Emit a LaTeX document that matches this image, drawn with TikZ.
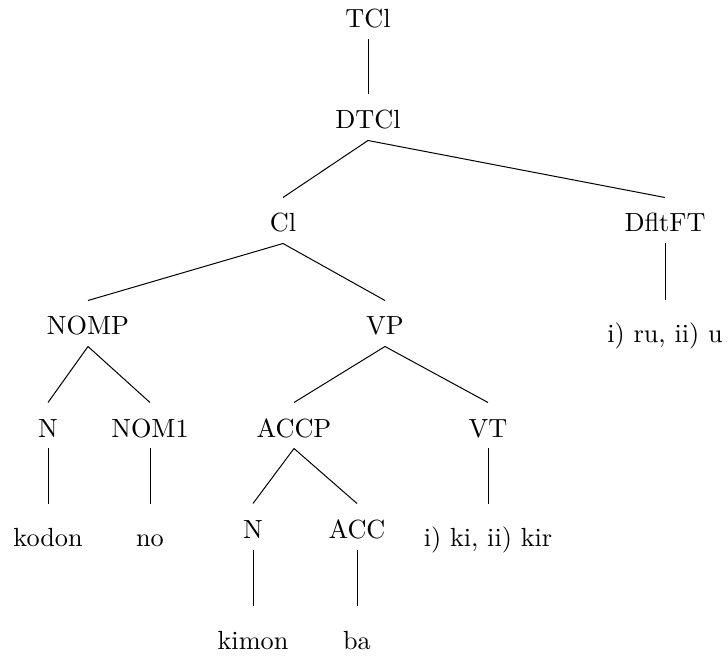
\documentclass[tikz,border=0pt]{standalone}
\begin{document}
\begin{tikzpicture}[x=0.4pt,y=-0.4pt,
  label font/.style={font=\fontsize{10.5pt}{12.6pt}\selectfont},
  cat/.style={label font, anchor=base, inner xsep=0pt, inner ysep=4.4pt, text height=9.2pt, text depth=0pt},
  word/.style={label font, anchor=base, inner xsep=0pt, inner ysep=4.4pt, text height=12.4pt, text depth=0pt},
  branch/.style={draw, line width=0.4pt}]
\useasboundingbox (0,0) rectangle (728,659);

% category nodes
\node[cat] (tcl)   at (368,28)  {TCl};
\node[cat] (dtcl)  at (368,129) {DTCl};
\node[cat] (cl)    at (283,232) {Cl};
\node[cat] (dflt)  at (665,232) {DfltFT};
\node[cat] (nomp)  at (88,335)  {NOMP};
\node[cat] (vp)    at (385,335) {VP};
\node[cat] (n1)    at (48,437)  {N};
\node[cat] (nom1)  at (150,437) {NOM1};
\node[cat] (accp)  at (294,437) {ACCP};
\node[cat] (vt)    at (488,437) {VT};
\node[cat] (n2)    at (253,538) {N};
\node[cat] (acc)   at (357,538) {ACC};

% terminal words
\node[word] (ru)    at (665,343) {i) ru, ii) u};
\node[word] (kodon) at (48,547)  {kodon};
\node[word] (no)    at (150,547) {no};
\node[word] (ki)    at (488,547) {i) ki, ii) kir};
\node[word] (kimon) at (253,649) {kimon};
\node[word] (ba)    at (357,649) {ba};

% branches
\draw[branch] (tcl.south)  -- (dtcl.north);
\draw[branch] (dtcl.south) -- (cl.north);
\draw[branch] (dtcl.south) -- (dflt.north);
\draw[branch] (cl.south)   -- (nomp.north);
\draw[branch] (cl.south)   -- (vp.north);
\draw[branch] (dflt.south) -- (ru.north);
\draw[branch] (nomp.south) -- (n1.north);
\draw[branch] (nomp.south) -- (nom1.north);
\draw[branch] (vp.south)   -- (accp.north);
\draw[branch] (vp.south)   -- (vt.north);
\draw[branch] (n1.south)   -- (kodon.north);
\draw[branch] (nom1.south) -- (no.north);
\draw[branch] (accp.south) -- (n2.north);
\draw[branch] (accp.south) -- (acc.north);
\draw[branch] (vt.south)   -- (ki.north);
\draw[branch] (n2.south)   -- (kimon.north);
\draw[branch] (acc.south)  -- (ba.north);
\end{tikzpicture}
\end{document}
# # # # #
BRIEF:
Using the material above, return every line exactly as it appears, minus the pictures.

COMPLETED TASK:
Emit a LaTeX document that matches this image, drawn with TikZ.
\documentclass[tikz,border=0pt]{standalone}
\begin{document}
\begin{tikzpicture}[x=0.4pt,y=-0.4pt,
  label font/.style={font=\fontsize{10.5pt}{12.6pt}\selectfont},
  cat/.style={label font, anchor=base, inner xsep=0pt, inner ysep=4.4pt, text height=9.2pt, text depth=0pt},
  word/.style={label font, anchor=base, inner xsep=0pt, inner ysep=4.4pt, text height=12.4pt, text depth=0pt},
  branch/.style={draw, line width=0.4pt}]
\useasboundingbox (0,0) rectangle (728,659);

% category nodes
\node[cat] (tcl)   at (368,28)  {TCl};
\node[cat] (dtcl)  at (368,129) {DTCl};
\node[cat] (cl)    at (283,232) {Cl};
\node[cat] (dflt)  at (665,232) {DfltFT};
\node[cat] (nomp)  at (88,335)  {NOMP};
\node[cat] (vp)    at (385,335) {VP};
\node[cat] (n1)    at (48,437)  {N};
\node[cat] (nom1)  at (150,437) {NOM1};
\node[cat] (accp)  at (294,437) {ACCP};
\node[cat] (vt)    at (488,437) {VT};
\node[cat] (n2)    at (253,538) {N};
\node[cat] (acc)   at (357,538) {ACC};

% terminal words
\node[word] (ru)    at (665,343) {i) ru, ii) u};
\node[word] (kodon) at (48,547)  {kodon};
\node[word] (no)    at (150,547) {no};
\node[word] (ki)    at (488,547) {i) ki, ii) kir};
\node[word] (kimon) at (253,649) {kimon};
\node[word] (ba)    at (357,649) {ba};

% branches
\draw[branch] (tcl.south)  -- (dtcl.north);
\draw[branch] (dtcl.south) -- (cl.north);
\draw[branch] (dtcl.south) -- (dflt.north);
\draw[branch] (cl.south)   -- (nomp.north);
\draw[branch] (cl.south)   -- (vp.north);
\draw[branch] (dflt.south) -- (ru.north);
\draw[branch] (nomp.south) -- (n1.north);
\draw[branch] (nomp.south) -- (nom1.north);
\draw[branch] (vp.south)   -- (accp.north);
\draw[branch] (vp.south)   -- (vt.north);
\draw[branch] (n1.south)   -- (kodon.north);
\draw[branch] (nom1.south) -- (no.north);
\draw[branch] (accp.south) -- (n2.north);
\draw[branch] (accp.south) -- (acc.north);
\draw[branch] (vt.south)   -- (ki.north);
\draw[branch] (n2.south)   -- (kimon.north);
\draw[branch] (acc.south)  -- (ba.north);
\end{tikzpicture}
\end{document}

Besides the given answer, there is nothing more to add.